Hitting TV Violence With the ‘Off’ Switch
Vicki Riley is hoping that tomorrow, Friday the 13th, is frightening for network television executives in more ways than one.
Riley, 31, is the main force behind the second annual “Turn Off the TV Day,” a grass-roots nationwide effort that she hopes will show executives that viewers are fed up with what she describes as excessive sex and violence on television. She is chairwoman of the effort by a coalition of media watchdog groups to persuade people to express their disgust by doing anything other than turning on the television Friday.
“The networks have totally crossed the line of acceptability,” Riley said from her Wilmington, Del., home. “They’re just exploiting sex and violence. They’re mocking traditional family values by showing people using profanity and (being) just plain disrespectful of each other.”
Riley, a member of New York-based Morality in Media, had particularly harsh criticism for a recent episode of ABC’s “Civil Wars” in which star Mariel Hemingway appeared nude, and for the sexual content in the recent miniseries “Danielle Steele’s ‘Jewels.’ ”
“I heard from a lot of family members and friends who said that was just going too far,” Riley said.
Besides Morality in Media, other organizations participating in the boycott are the Michigan-based Americans for Responsible Television, the Georgia-based Christian Film and Television Commission, the Washington-based National Christian Assn. and the Mississippi-based American Family Assn.
“We’re fighting trickle-down decadence,” said Betty Wein, a spokeswoman for Morality in Media. “People are agonizing in their living rooms, watching this one-eyed communications monster grow in their midst. TV is filled with sex, violence and vulgarity. Violence is unparalleled. It’s not so much mirroring reality as changing reality.”

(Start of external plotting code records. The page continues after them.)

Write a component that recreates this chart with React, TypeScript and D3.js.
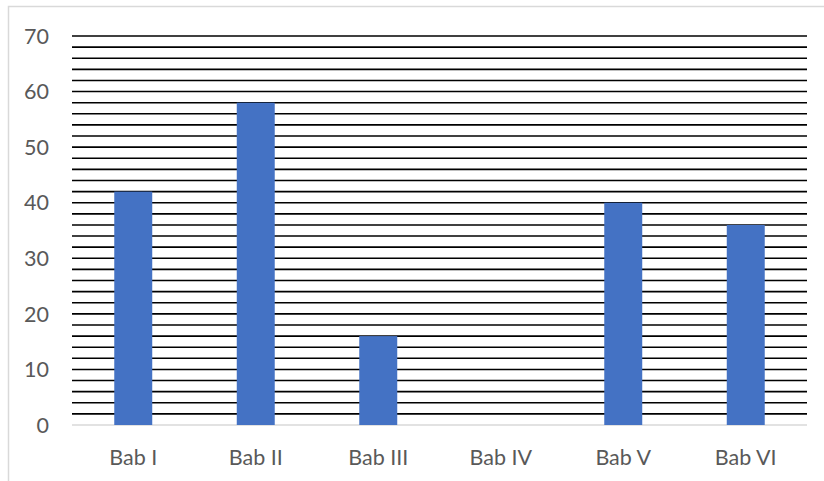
import React from 'react';
import * as d3 from 'd3';

const categories = ['Bab I', 'Bab II', 'Bab III', 'Bab IV', 'Bab V', 'Bab VI'];
const values = [42, 58, 16, 0, 40, 36];
const yTicks = [0, 10, 20, 30, 40, 50, 60, 70];
const gridValues = d3.range(2, 71, 2);

const W = 824;
const H = 481;
const margin = { top: 36, right: 17, bottom: 56, left: 72 };

const App: React.FC = () => {
  const x = d3.scaleBand<string>()
    .domain(categories)
    .range([margin.left, W - margin.right])
    .paddingInner(0.69)
    .paddingOuter(0.345);

  const y = d3.scaleLinear()
    .domain([0, 70])
    .range([H - margin.bottom, margin.top]);

  const font = "Lato, 'Open Sans', sans-serif";

  return (
    <svg width={W} height={H} style={{ position: 'absolute', left: 0, top: 0, background: '#fff' }}>
      {/* chart area border */}
      <rect x={8.5} y={6.5} width={W + 10} height={H + 10} fill="#fff" stroke="#d9d9d9" strokeWidth={1.5} />

      {/* gridlines every 2 */}
      {gridValues.map(v => (
        <line key={v} x1={margin.left} x2={W - margin.right} y1={y(v)} y2={y(v)} stroke="#000" strokeWidth={1.6} />
      ))}

      {/* baseline */}
      <line x1={margin.left} x2={W - margin.right} y1={y(0)} y2={y(0)} stroke="#d9d9d9" strokeWidth={1.5} />

      {/* bars */}
      {categories.map((c, i) => (
        values[i] > 0 ? (
          <rect key={c} x={x(c)} y={y(values[i])} width={x.bandwidth()} height={y(0) - y(values[i])} fill="#4472c4" />
        ) : null
      ))}

      {/* y tick labels */}
      {yTicks.map(t => (
        <text key={t} x={49} y={y(t)} dy="0.36em" textAnchor="end" fill="#595959" fontSize={21.5} fontFamily={font}>{t}</text>
      ))}

      {/* x labels */}
      {categories.map(c => (
        <text key={c} x={(x(c) ?? 0) + x.bandwidth() / 2} y={465} textAnchor="middle" fill="#595959" fontSize={21.5} fontFamily={font}>{c}</text>
      ))}
    </svg>
  );
};

export default App;
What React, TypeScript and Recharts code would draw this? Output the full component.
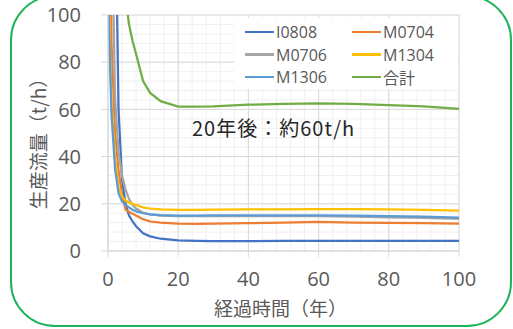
import React from "react";
import { LineChart, Line, XAxis, YAxis, CartesianGrid } from "recharts";

// years since start (x)
const years = [0, 1, 2, 3, 4, 5, 6, 7, 8, 10, 12, 15, 20, 25, 30, 40, 50, 60, 70, 80, 90, 100];

// production flow (t/h) per well
const i0808 = [null, 400, 160, 60, 30, 20, 15, 12.5, 10.5, 7.5, 6.2, 5.2, 4.5, 4.3, 4.2, 4.2, 4.3, 4.3, 4.3, 4.3, 4.3, 4.3];
const m0704 = [250, 88, 50, 34, 24, 17.5, 16.6, 15.8, 15, 13.5, 12.5, 12, 11.6, 11.5, 11.6, 11.8, 12, 12.3, 12, 11.9, 11.8, 11.6];
const m0706 = [null, 150, 65, 42, 32, 26, 22, 19.5, 18, 16.2, 15.5, 15, 14.8, 14.8, 14.8, 14.8, 14.8, 14.8, 14.6, 14.3, 14, 13.6];
const m1304 = [115, 62, 40, 27, 23, 21.5, 20.5, 20, 19.5, 18.5, 18, 17.6, 17.4, 17.4, 17.5, 17.6, 17.6, 17.7, 17.7, 17.6, 17.4, 17.1];
const m1306 = [110, 58, 35, 24.5, 21, 19.5, 18.5, 17.5, 16.8, 16, 15.5, 15.2, 15, 15, 15.1, 15.1, 15.1, 15.1, 15, 14.8, 14.6, 14.1];
const total = [null, 500, 300, 180, 125, 107, 96, 89, 83.5, 72, 67, 63.5, 61.2, 61.2, 61.3, 62, 62.3, 62.5, 62.3, 61.8, 61.3, 60.2];

const xTicks = [0, 20, 40, 60, 80, 100];
const yTicks = [0, 20, 40, 60, 80, 100];
const xMinor = Array.from({ length: 26 }, (_, i) => i * 4);
const yMinor = Array.from({ length: 26 }, (_, i) => i * 4);

const series = [
  { key: "I0808", values: i0808, color: "#4472C4" },
  { key: "M0704", values: m0704, color: "#ED7D31" },
  { key: "M0706", values: m0706, color: "#A5A5A5" },
  { key: "M1304", values: m1304, color: "#FFC000" },
  { key: "M1306", values: m1306, color: "#5B9BD5" },
  { key: "合計", values: total, color: "#70AD47" },
];

const data = years.map((t, i) => {
  const row: Record<string, number | null> = { t };
  series.forEach((s) => (row[s.key] = s.values[i]));
  return row;
});

const FONT = "'Noto Sans CJK JP', 'Noto Sans', sans-serif";
const NUM_FONT = "'Open Sans', 'Noto Sans CJK JP', sans-serif";

const YLabel = ({ viewBox }: any) => {
  const cy = viewBox.y + viewBox.height / 2 + 6;
  return (
    <text x={37} y={cy} transform={`rotate(-90, 37, ${cy})`} textAnchor="middle"
      dominantBaseline="central" fill="#595959" fontSize={19} fontFamily={FONT}>
      生産流量（t/h）
    </text>
  );
};

const XLabel = ({ viewBox }: any) => (
  <text x={viewBox.x + viewBox.width / 2 - 3} y={307} textAnchor="middle"
    dominantBaseline="central" fill="#595959" fontSize={19} fontFamily={FONT}>
    経過時間（年）
  </text>
);

// minor gridlines: domain is fixed at [0,100] on both axes
const minorV = ({ offset }: any) => xMinor.map((v) => offset.left + (offset.width * v) / 100);
const minorH = ({ offset }: any) => yMinor.map((v) => offset.top + offset.height * (1 - v / 100));

export default function App() {
  const tick = { fill: "#595959", fontSize: 20, fontFamily: NUM_FONT };
  return (
    <div style={{ position: "absolute", left: 0, top: 0, width: 513, height: 329, background: "#fff", overflow: "hidden" }}>
      <div style={{
        position: "absolute", left: 10, top: -5, width: 502, height: 332, boxSizing: "border-box",
        border: "2px solid #1FB35B", borderRadius: 45,
      }} />
      <LineChart width={513} height={329} data={data} margin={{ top: 15, right: 54, left: 0, bottom: 18 }}>
        <CartesianGrid stroke="#F0F0F0" horizontalCoordinatesGenerator={minorH} verticalCoordinatesGenerator={minorV} />
        <CartesianGrid stroke="#D9D9D9" />
        <XAxis dataKey="t" type="number" domain={[0, 100]} ticks={xTicks} allowDataOverflow
          height={60} tick={tick} tickSize={6} tickMargin={15}
          axisLine={{ stroke: "#D9D9D9" }} tickLine={{ stroke: "#D9D9D9" }} label={<XLabel />} />
        <YAxis type="number" domain={[0, 100]} ticks={yTicks} allowDataOverflow
          width={108} tick={tick} tickSize={7} tickMargin={20}
          axisLine={{ stroke: "#D9D9D9" }} tickLine={{ stroke: "#D9D9D9" }} label={<YLabel />} />
        {series.map((s) => (
          <Line key={s.key} type="linear" dataKey={s.key} stroke={s.color} strokeWidth={2.25}
            dot={false} isAnimationActive={false} connectNulls />
        ))}
      </LineChart>
      <div style={{
        position: "absolute", left: 234, top: 18, width: 224, height: 71, background: "#fff",
        fontFamily: NUM_FONT, fontSize: 16, color: "#595959",
      }}>
        {series.map((s, i) => {
          const col = i % 2;
          const row = Math.floor(i / 2);
          return (
            <div key={s.key} style={{
              position: "absolute", left: col === 0 ? 11 : 118, top: 14 + row * 22.5 - 11,
              height: 22, display: "flex", alignItems: "center",
            }}>
              <span style={{ display: "inline-block", width: 29, height: 2.5, background: s.color, marginRight: 2 }} />
              <span>{s.key}</span>
            </div>
          );
        })}
      </div>
      <div style={{
        position: "absolute", left: 192, top: 115, fontFamily: FONT, fontSize: 20, letterSpacing: 1,
        color: "#262626", lineHeight: "26px", whiteSpace: "nowrap",
      }}>
        20年後：約60t/h
      </div>
    </div>
  );
}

Television executives laughed off the results of last year’s “Turn Off the TV Day” on Oct. 30. One official said the boycott had no effect at all on ratings, while a CBS executive bragged that more people had turned on the set than had watched television on the same day the previous year.
Peter Christanthopolous, president of the Network Television Assn., which represents ABC, CBS and NBC, said Wednesday, “ ‘Turn Off the TV Day’ had absolutely no effect on viewing levels in 1991, and we expect the same in 1992. Of course, viewers should express their opinions and act accordingly, but participating in national boycotts is an infringement on the network’s First Amendment rights.”
Riley called last year’s effort a success, saying that an estimated 700,000 viewers kept their fingers off the “on” button. She said she arrived at that tally through figures from the coalition of participating groups, and from letters and phone calls she received.